Tampoco es de extrañar, como bien se sugiere en el documental, que fuera precisamente en los años noventa, caída la Unión Soviética y en aparente peligro de muerte la revolución cubana, cuando esa clase media alta, culta, occidental, fue capaz de apreciar una película que de algún modo iba dirigida a ella. En ese momento ya no corría peligro al apreciarla. En ese momento podía además permitirse ser, ella sí, condescendiente con la película, tomar de la película lo que le interesaba y abandonar o menospreciar el resto como de hecho sucedió en la mayor parte de las reseñas que se hicieron de la copia rescatada por Scorsese y Coppola.

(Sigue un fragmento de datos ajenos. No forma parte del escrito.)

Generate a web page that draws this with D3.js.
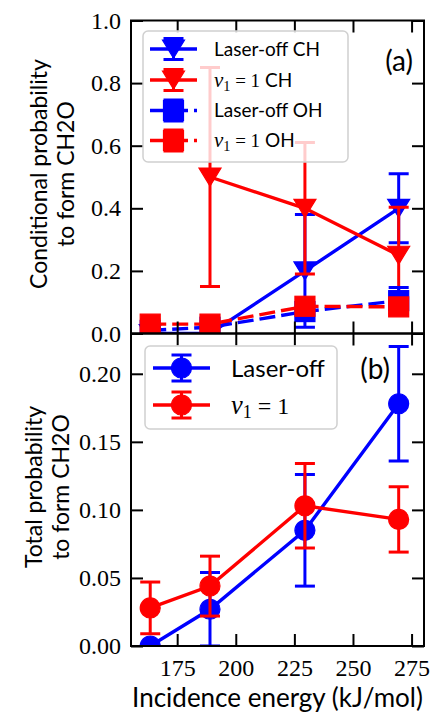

Volvamos a las matemáticas. ¿Qué pregunta se plantea en la unión de Soy Cuba y El mamut siberiano? Creo que es la pregunta sobre la legitimidad cultural. La película de Kalatozov no quiso ser paternalista, no quiso condescender a la hora de hablar de la revolución cubana. Lo que eligió fue elevar la narración a los estándares de la alta cultura «universal», aun sabiendo que universal significaba en realidad burguesía occidental, no tanto porque esa burguesía hubiera creado la alta cultura sino porque seguía siendo la clase mejor situada para apropiársela. Ni la Unión Soviética ni la cultura latinoamericana lograron imponer la legitimidad de Soy Cuba cuando más necesario hubiera sido. Y al fin, una vez más, Occidente se apropió de Soy Cuba cuando ya la relación de fuerzas le permitía desechar lo incómodo y aceptar el resto.

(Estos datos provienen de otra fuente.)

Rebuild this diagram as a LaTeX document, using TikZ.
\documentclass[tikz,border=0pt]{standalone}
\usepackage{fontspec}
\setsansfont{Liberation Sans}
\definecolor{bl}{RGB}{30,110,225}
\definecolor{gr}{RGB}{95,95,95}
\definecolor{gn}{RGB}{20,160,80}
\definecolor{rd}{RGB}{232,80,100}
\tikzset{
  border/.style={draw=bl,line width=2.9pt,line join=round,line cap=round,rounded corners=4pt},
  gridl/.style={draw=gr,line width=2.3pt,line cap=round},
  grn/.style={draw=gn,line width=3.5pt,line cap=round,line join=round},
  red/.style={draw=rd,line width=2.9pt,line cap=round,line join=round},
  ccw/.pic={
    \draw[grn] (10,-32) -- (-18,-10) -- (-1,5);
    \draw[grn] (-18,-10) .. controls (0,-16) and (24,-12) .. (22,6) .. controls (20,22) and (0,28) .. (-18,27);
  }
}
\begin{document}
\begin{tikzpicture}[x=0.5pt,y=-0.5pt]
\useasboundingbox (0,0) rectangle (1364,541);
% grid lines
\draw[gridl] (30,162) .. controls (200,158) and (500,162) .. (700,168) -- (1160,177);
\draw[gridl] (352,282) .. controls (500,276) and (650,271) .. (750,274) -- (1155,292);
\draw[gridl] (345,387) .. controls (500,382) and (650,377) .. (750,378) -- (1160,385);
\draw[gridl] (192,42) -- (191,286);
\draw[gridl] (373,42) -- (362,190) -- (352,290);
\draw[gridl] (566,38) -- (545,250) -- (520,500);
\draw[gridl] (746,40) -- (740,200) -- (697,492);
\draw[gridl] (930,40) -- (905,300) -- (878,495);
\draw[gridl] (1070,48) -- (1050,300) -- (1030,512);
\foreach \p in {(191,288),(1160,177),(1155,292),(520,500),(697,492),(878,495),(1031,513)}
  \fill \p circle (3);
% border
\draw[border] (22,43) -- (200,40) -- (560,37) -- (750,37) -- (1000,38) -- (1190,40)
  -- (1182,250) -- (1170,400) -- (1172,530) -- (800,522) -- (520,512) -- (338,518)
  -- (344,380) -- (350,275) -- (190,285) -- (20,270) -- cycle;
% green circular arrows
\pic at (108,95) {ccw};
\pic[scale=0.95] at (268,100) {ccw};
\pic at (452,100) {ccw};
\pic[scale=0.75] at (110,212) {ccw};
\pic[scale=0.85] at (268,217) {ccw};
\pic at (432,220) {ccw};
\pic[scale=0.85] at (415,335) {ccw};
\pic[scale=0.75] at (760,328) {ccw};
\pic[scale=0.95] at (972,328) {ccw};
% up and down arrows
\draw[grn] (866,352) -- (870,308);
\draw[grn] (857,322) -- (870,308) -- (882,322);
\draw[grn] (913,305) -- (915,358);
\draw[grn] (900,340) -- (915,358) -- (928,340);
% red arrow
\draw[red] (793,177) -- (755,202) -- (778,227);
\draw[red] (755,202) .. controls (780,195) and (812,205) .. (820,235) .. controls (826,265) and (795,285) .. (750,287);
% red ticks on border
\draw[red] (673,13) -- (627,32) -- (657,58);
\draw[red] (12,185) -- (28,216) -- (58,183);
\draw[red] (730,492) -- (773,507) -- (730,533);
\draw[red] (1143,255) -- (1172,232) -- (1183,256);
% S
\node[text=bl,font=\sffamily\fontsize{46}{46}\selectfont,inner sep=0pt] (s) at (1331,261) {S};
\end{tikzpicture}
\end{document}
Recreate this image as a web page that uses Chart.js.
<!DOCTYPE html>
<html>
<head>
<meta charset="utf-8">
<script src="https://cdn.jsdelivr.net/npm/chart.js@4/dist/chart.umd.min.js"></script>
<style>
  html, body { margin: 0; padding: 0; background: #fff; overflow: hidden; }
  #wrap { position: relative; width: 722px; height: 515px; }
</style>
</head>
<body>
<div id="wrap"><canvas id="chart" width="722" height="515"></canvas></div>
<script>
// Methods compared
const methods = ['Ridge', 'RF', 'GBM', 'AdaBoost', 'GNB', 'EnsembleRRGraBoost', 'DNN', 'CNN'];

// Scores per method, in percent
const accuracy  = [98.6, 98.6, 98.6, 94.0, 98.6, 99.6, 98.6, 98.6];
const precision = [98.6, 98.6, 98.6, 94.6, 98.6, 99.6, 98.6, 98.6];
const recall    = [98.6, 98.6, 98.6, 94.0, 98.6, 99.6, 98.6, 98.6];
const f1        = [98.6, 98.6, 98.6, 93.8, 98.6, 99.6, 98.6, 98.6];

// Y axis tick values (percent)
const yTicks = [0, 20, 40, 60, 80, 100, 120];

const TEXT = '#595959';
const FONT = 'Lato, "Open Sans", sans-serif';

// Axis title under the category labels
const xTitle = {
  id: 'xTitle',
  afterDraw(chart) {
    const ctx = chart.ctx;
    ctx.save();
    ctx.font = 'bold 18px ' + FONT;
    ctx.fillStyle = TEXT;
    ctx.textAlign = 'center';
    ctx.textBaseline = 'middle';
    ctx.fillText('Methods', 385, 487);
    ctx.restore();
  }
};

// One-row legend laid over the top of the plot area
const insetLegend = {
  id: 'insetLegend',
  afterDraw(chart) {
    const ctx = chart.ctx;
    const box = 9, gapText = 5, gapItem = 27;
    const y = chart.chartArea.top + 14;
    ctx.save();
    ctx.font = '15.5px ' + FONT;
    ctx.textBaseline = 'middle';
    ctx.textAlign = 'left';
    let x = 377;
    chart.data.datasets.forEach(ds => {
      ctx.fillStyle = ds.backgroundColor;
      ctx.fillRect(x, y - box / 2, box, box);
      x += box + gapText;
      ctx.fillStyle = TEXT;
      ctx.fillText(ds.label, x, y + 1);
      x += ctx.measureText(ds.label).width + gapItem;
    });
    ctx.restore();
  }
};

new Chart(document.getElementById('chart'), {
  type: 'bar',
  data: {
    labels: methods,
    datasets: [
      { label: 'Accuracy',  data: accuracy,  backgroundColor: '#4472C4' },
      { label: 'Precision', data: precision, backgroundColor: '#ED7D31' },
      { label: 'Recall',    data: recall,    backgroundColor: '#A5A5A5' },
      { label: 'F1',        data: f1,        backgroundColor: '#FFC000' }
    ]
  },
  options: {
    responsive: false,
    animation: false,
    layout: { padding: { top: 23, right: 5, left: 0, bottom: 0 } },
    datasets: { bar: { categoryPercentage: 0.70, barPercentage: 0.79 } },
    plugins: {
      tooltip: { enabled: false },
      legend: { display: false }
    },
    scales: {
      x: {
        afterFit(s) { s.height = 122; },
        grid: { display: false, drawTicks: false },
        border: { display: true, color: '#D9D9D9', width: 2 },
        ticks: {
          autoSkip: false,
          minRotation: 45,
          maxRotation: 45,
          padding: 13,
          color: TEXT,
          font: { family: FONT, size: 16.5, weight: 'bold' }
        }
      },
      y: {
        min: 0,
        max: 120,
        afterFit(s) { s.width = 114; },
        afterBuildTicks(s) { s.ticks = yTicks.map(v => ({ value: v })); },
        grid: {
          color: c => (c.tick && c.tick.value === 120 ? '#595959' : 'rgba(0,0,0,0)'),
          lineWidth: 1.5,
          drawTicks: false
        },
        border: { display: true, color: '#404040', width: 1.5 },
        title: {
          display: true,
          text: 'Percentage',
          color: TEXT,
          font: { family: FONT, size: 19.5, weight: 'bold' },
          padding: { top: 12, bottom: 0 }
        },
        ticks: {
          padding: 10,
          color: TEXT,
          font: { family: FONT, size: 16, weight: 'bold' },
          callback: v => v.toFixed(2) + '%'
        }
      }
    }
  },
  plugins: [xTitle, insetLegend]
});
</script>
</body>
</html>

En este sentido, no es anecdótico que la recuperación de la película se realice a través de Scorsese y Coppola y de los grandes medios de comunicación que ellos ponen en liza. Y causa una cierta melancolía que el documental de Ferraz, no obstante su valor y sus grandes aciertos, se oriente hacia el momento en que quienes participaron en el rodaje de la película ven el vídeo de Scorsese y Coppola y, de algún modo, como el documental mismo, ceden a la legitimidad que otros, en realidad, los otros, han dado a lo que ellos hicieron. Porque si la escena del entierro es bellísima e impactante, lo era antes de que los directores norteamericanos así lo decretaran, y si fue entonces insuficiente para dar cuenta de un proceso que, además de impacto y de belleza, contenía, contiene, rabia, cansancio, certidumbre, también lo es ahora. Las obras de arte no cambian con el tiempo, sino que el tiempo cambia a veces a los hombres. Lo que tanto la película de Kalatozov como el documental de Ferraz terminan por contarnos es que, una vez más, cuando la legitimidad cultural la otorga la burguesía occidental, al hacerlo sólo se legitima a sí misma. Nuestras son, sin embargo, la pupila dilatada, la belleza del entierro, la posible insuficiencia de la parábola. Nuestros el arrobo, la impertinencia, la admiración y la crítica.